## start

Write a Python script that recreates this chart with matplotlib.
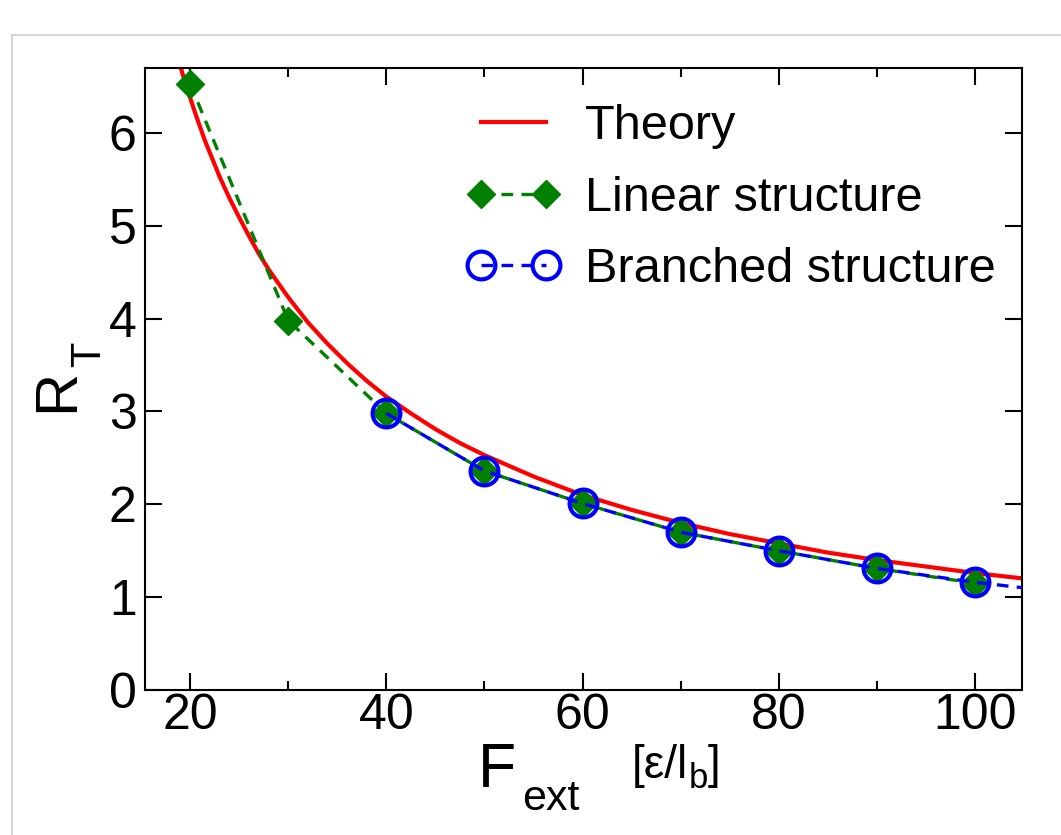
import numpy as np
import matplotlib.pyplot as plt
from matplotlib.lines import Line2D

plt.rcParams['font.family'] = ['Liberation Sans', 'DejaVu Sans']

# theory curve
f_theory = [18, 18.5, 19, 19.5, 20, 20.5, 21, 21.5, 22, 23, 24, 25, 26, 27,
            28, 29, 30, 32, 34, 36, 38, 40, 42.5, 45, 47.5, 50, 55, 60, 65,
            70, 75, 80, 85, 90, 95, 100, 105]
r_theory = [7.10, 6.90, 6.72, 6.54, 6.38, 6.22, 6.07, 5.92, 5.79, 5.53, 5.30,
            5.09, 4.89, 4.70, 4.53, 4.38, 4.23, 3.96, 3.73, 3.52, 3.33, 3.16,
            2.98, 2.81, 2.66, 2.53, 2.30, 2.10, 1.94, 1.80, 1.68, 1.58, 1.48,
            1.40, 1.33, 1.26, 1.20]

# simulation points
f_linear = [20, 30, 40, 50, 60, 70, 80, 90, 100]
r_linear = [6.53, 3.98, 2.98, 2.36, 2.01, 1.70, 1.50, 1.31, 1.15]

f_branched = [40, 50, 60, 70, 80, 90, 100, 110]
r_branched = [2.98, 2.36, 2.01, 1.70, 1.50, 1.31, 1.16, 1.04]

W, H = 1061, 835
fig = plt.figure(figsize=(W / 100, H / 100), dpi=100)
ax = fig.add_axes([145 / W, 1 - 690 / H, (1022 - 145) / W, (690 - 68) / H])

ax.plot(f_theory, r_theory, '-', color='red', lw=3, label='Theory', zorder=2)
ax.plot(f_linear, r_linear, '--', color='#008000', lw=2.4, dashes=(3.5, 2.5),
        marker='D', ms=14, mec='#008000', mfc='#008000', label='Linear structure',
        zorder=3)
ax.plot(f_branched, r_branched, '--', color='blue', lw=2.4, dashes=(3.5, 2.5),
        marker='o', ms=20, mec='blue', mfc='none', mew=3,
        label='Branched structure', zorder=4)

ax.set_xlim(15.4, 104.8)
ax.set_ylim(0, 6.7)
ax.set_xticks([20, 40, 60, 80, 100])
ax.set_xticks([30, 50, 70, 90], minor=True)
ax.set_yticks(range(7))
ax.tick_params(which='both', direction='in', top=True, right=True,
               labelsize=36, width=1.5)
ax.tick_params(which='major', length=12)
ax.tick_params(which='minor', length=6.5)
ax.tick_params(axis='x', pad=2)
ax.tick_params(axis='y', pad=6)
for s in ax.spines.values():
    s.set_linewidth(1.5)

leg = ax.legend(loc='upper left', bbox_to_anchor=(466 / W, 1 - 104 / H),
                bbox_transform=fig.transFigure, frameon=False, fontsize=35,
                numpoints=2, handlelength=1.95, handletextpad=0.5,
                labelspacing=0.55, borderpad=0, borderaxespad=0)

# y label R_T
fig.text(73 / W, 1 - 412 / H, 'R', fontsize=43, rotation=90,
         rotation_mode='anchor', ha='left', va='baseline')
fig.text(100 / W, 1 - 367 / H, 'T', fontsize=30, rotation=90,
         rotation_mode='anchor', ha='left', va='baseline')

# x label F_ext [ε/l_b]
fig.text(478 / W, 1 - 787 / H, 'F', fontsize=45, ha='left', va='baseline')
fig.text(522 / W, 1 - 810 / H, 'ext', fontsize=31, ha='left', va='baseline')
t1 = fig.text(632 / W, 1 - 778 / H, '[ε/l', fontsize=33, ha='left', va='baseline')
t2 = ax.annotate('b', xy=(1, 0), xycoords=t1, xytext=(0, 0),
                 textcoords='offset points', fontsize=25, ha='left', va='baseline',
                 annotation_clip=False)
ax.annotate(']', xy=(1, 0), xycoords=(t2, t1), fontsize=33, ha='left',
            va='bottom', annotation_clip=False)

# gray frame of the original screenshot
fig.add_artist(Line2D([12 / W, 1], [1 - 35 / H, 1 - 35 / H], color='#cccccc',
                      lw=1.2, transform=fig.transFigure))
fig.add_artist(Line2D([12 / W, 12 / W], [0, 1 - 35 / H], color='#cccccc',
                      lw=1.2, transform=fig.transFigure))

fig.savefig('out.png', dpi=100)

## end

### SHORT EXERCISE
Take the lines from the start of the material to the line with "1.40, 1.33, 1.26, 1.20]", both included, and transcribe them exactly without the pictures.

### RESULT BELOW
Write a Python script that recreates this chart with matplotlib.
import numpy as np
import matplotlib.pyplot as plt
from matplotlib.lines import Line2D

plt.rcParams['font.family'] = ['Liberation Sans', 'DejaVu Sans']

# theory curve
f_theory = [18, 18.5, 19, 19.5, 20, 20.5, 21, 21.5, 22, 23, 24, 25, 26, 27,
            28, 29, 30, 32, 34, 36, 38, 40, 42.5, 45, 47.5, 50, 55, 60, 65,
            70, 75, 80, 85, 90, 95, 100, 105]
r_theory = [7.10, 6.90, 6.72, 6.54, 6.38, 6.22, 6.07, 5.92, 5.79, 5.53, 5.30,
            5.09, 4.89, 4.70, 4.53, 4.38, 4.23, 3.96, 3.73, 3.52, 3.33, 3.16,
            2.98, 2.81, 2.66, 2.53, 2.30, 2.10, 1.94, 1.80, 1.68, 1.58, 1.48,
            1.40, 1.33, 1.26, 1.20]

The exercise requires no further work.